> TASK OBJECTIVE
Retype each line of the material exactly, please, skipping any picture in it.

>>>>

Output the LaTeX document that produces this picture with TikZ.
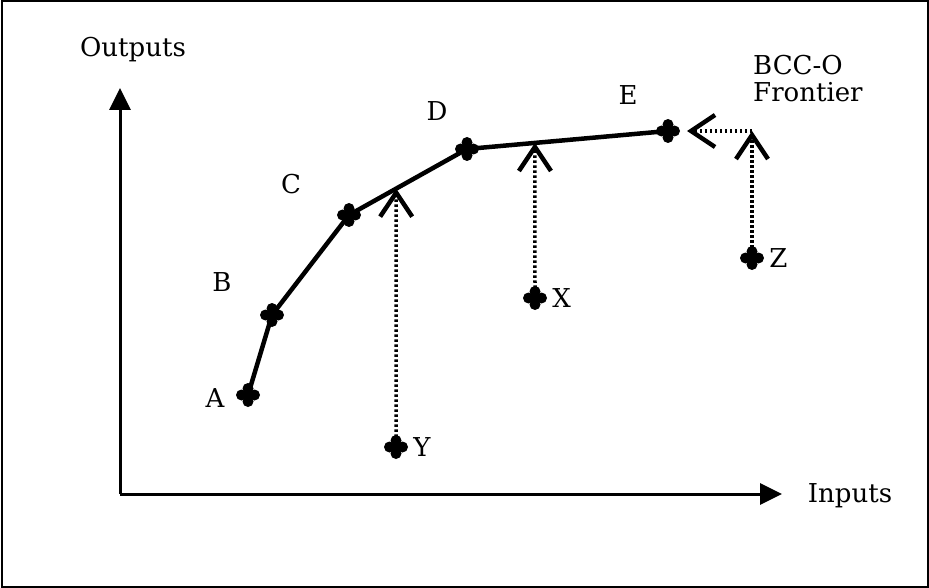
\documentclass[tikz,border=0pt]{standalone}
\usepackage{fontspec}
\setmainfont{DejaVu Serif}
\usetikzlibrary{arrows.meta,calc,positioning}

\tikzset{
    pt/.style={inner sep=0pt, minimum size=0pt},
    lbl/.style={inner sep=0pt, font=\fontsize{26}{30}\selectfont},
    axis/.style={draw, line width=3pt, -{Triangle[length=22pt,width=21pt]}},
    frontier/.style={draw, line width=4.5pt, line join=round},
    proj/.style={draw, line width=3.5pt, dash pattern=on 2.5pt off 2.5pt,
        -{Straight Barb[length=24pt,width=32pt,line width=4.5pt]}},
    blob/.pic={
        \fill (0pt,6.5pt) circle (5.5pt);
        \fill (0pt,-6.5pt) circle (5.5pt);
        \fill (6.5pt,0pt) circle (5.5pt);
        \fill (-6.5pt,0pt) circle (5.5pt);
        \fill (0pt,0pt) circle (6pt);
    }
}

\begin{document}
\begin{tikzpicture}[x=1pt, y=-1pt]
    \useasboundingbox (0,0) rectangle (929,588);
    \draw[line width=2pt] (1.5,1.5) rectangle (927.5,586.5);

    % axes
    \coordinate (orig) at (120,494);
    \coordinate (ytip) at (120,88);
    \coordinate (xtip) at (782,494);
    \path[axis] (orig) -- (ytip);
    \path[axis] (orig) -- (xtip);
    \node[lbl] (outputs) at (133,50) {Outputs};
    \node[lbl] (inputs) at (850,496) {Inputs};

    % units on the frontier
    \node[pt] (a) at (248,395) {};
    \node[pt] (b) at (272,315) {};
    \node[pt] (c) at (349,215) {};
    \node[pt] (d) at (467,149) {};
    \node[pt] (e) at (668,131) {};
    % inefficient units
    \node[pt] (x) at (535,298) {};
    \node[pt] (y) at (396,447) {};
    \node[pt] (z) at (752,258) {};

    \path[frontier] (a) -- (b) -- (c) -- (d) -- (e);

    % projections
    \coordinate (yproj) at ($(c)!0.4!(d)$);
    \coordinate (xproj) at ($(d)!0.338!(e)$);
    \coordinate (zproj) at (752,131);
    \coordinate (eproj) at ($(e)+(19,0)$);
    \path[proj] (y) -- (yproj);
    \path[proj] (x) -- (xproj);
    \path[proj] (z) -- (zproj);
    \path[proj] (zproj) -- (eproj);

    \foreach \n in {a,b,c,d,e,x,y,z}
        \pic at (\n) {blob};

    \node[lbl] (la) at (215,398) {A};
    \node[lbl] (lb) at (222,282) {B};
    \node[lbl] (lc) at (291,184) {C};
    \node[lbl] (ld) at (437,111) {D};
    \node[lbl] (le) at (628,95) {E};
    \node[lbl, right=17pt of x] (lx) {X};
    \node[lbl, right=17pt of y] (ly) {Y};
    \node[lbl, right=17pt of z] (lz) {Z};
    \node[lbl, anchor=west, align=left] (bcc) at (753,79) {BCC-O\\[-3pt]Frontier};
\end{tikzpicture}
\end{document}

<<<<

> RESULT OF THIS TASK
Output the LaTeX document that produces this picture with TikZ.
\documentclass[tikz,border=0pt]{standalone}
\usepackage{fontspec}
\setmainfont{DejaVu Serif}
\usetikzlibrary{arrows.meta,calc,positioning}

\tikzset{
    pt/.style={inner sep=0pt, minimum size=0pt},
    lbl/.style={inner sep=0pt, font=\fontsize{26}{30}\selectfont},
    axis/.style={draw, line width=3pt, -{Triangle[length=22pt,width=21pt]}},
    frontier/.style={draw, line width=4.5pt, line join=round},
    proj/.style={draw, line width=3.5pt, dash pattern=on 2.5pt off 2.5pt,
        -{Straight Barb[length=24pt,width=32pt,line width=4.5pt]}},
    blob/.pic={
        \fill (0pt,6.5pt) circle (5.5pt);
        \fill (0pt,-6.5pt) circle (5.5pt);
        \fill (6.5pt,0pt) circle (5.5pt);
        \fill (-6.5pt,0pt) circle (5.5pt);
        \fill (0pt,0pt) circle (6pt);
    }
}

\begin{document}
\begin{tikzpicture}[x=1pt, y=-1pt]
    \useasboundingbox (0,0) rectangle (929,588);
    \draw[line width=2pt] (1.5,1.5) rectangle (927.5,586.5);

    % axes
    \coordinate (orig) at (120,494);
    \coordinate (ytip) at (120,88);
    \coordinate (xtip) at (782,494);
    \path[axis] (orig) -- (ytip);
    \path[axis] (orig) -- (xtip);
    \node[lbl] (outputs) at (133,50) {Outputs};
    \node[lbl] (inputs) at (850,496) {Inputs};

    % units on the frontier
    \node[pt] (a) at (248,395) {};
    \node[pt] (b) at (272,315) {};
    \node[pt] (c) at (349,215) {};
    \node[pt] (d) at (467,149) {};
    \node[pt] (e) at (668,131) {};
    % inefficient units
    \node[pt] (x) at (535,298) {};
    \node[pt] (y) at (396,447) {};
    \node[pt] (z) at (752,258) {};

    \path[frontier] (a) -- (b) -- (c) -- (d) -- (e);

    % projections
    \coordinate (yproj) at ($(c)!0.4!(d)$);
    \coordinate (xproj) at ($(d)!0.338!(e)$);
    \coordinate (zproj) at (752,131);
    \coordinate (eproj) at ($(e)+(19,0)$);
    \path[proj] (y) -- (yproj);
    \path[proj] (x) -- (xproj);
    \path[proj] (z) -- (zproj);
    \path[proj] (zproj) -- (eproj);

    \foreach \n in {a,b,c,d,e,x,y,z}
        \pic at (\n) {blob};

    \node[lbl] (la) at (215,398) {A};
    \node[lbl] (lb) at (222,282) {B};
    \node[lbl] (lc) at (291,184) {C};
    \node[lbl] (ld) at (437,111) {D};
    \node[lbl] (le) at (628,95) {E};
    \node[lbl, right=17pt of x] (lx) {X};
    \node[lbl, right=17pt of y] (ly) {Y};
    \node[lbl, right=17pt of z] (lz) {Z};
    \node[lbl, anchor=west, align=left] (bcc) at (753,79) {BCC-O\\[-3pt]Frontier};
\end{tikzpicture}
\end{document}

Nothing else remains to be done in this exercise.